My little god-d,aughter was two in May and I asked my niece what I might be able to buy her for her present. 'Dressing Up shoes' she suggested without hestitation. Little Sophie has reached the 'tottering around in Mummy's high heels' stage. I found these Disney shoes in their own little carry case and they've been a great hit!
They gave me the inspiration for the story I will be telling this month. About how my love for wearing my mum's shoes not only almost caused a fire and but also made my mum swear that she would never return to the island of Guernsey.

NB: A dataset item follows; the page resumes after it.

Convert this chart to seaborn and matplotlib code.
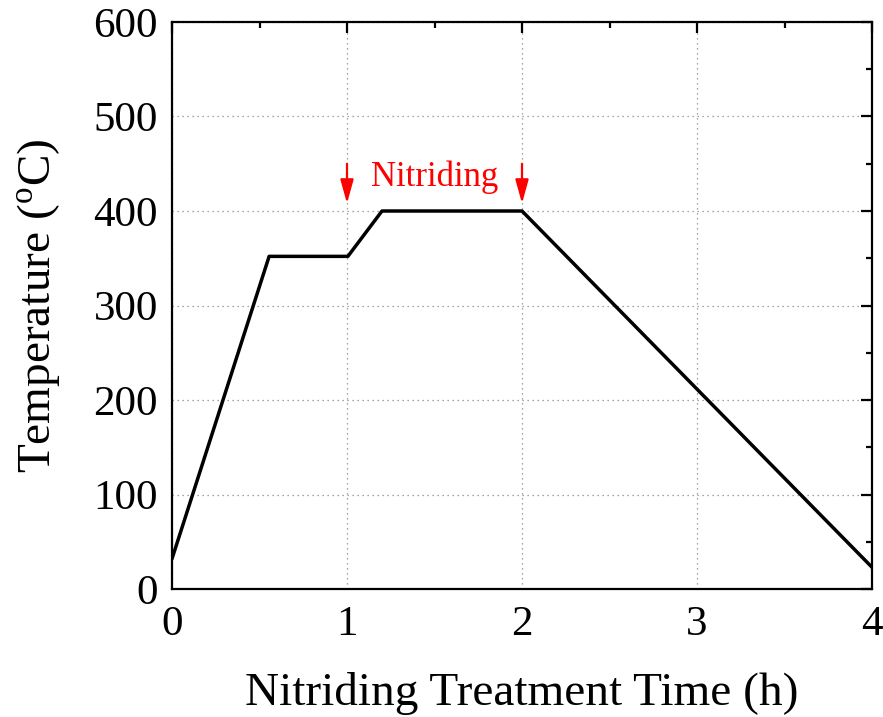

We had gone to Guernsey as our first foray overseas, a long sea journey where my mum first discovered that she suffered from sea-sickness. So Guernsey didn't get off to the best of starts. We were staying in a bed and breakfast boarding house and were given a 2nd floor room. Every evening after mum and dad had got me and my sister ready to go out for our evening meal, mum would get herself washed and dressed and while I was waiting I would parade around in her high heels. Turns out, the floorboards weren't soundproofed and the people below us complained about the noise I would be making every evening. This was the final nail in Guernsey's coffin. Mum said she would never return to a place where the people were so intolerant to little children. And she never did.
But the shoe incident which got me into a great deal of trouble and nearly caused a fire happened much closer to home, actually it happened in our home to be accurate. Mum had got fed up with me ruining her shoes as my dancing had become more boisterous and she thought I could either end up with a broken ankle or break one of the heels. So dancing in stilettos was banned. And we all know what happens when you tell a mischievous child not to do something don't we? That's all they want to do. So when mum got a new pair of shoes that were shiny and pretty and lovely, I couldn't resist. She went upstairs for something and I quietly took the box into the dining room and shut the door. Removed the shoes from where they were nestling in their tissue paper and slipped them onto my feet. Give or take about 6 shoe sizes, they fitted perfectly. I tottered around, turning this way and that. In my imagination, I was a contestant in Miss World. I had my national costume on and I was ready to strut my stuff on the catwalk and do an amazing twirl in front of my imaginary audience. The thing with brand new shoes is that the soles are very shiny. Shiny and slippery. I did my twirl, I lost my balance, my leg went up in the air and one of my mum's newest shoes, that she had not yet worn herself, flew off my foot - and into the flames of the fire. I naturally burst into tears, screamed out loud - mum rushed into the room and was horrified to see me with one of her shoes on my left foot and even more horrified to see the other one melting nicely in the fire. I was in big trouble. More trouble than Guernsey had ever been in. And I don't remember ever wearing my mum's shoes ever again.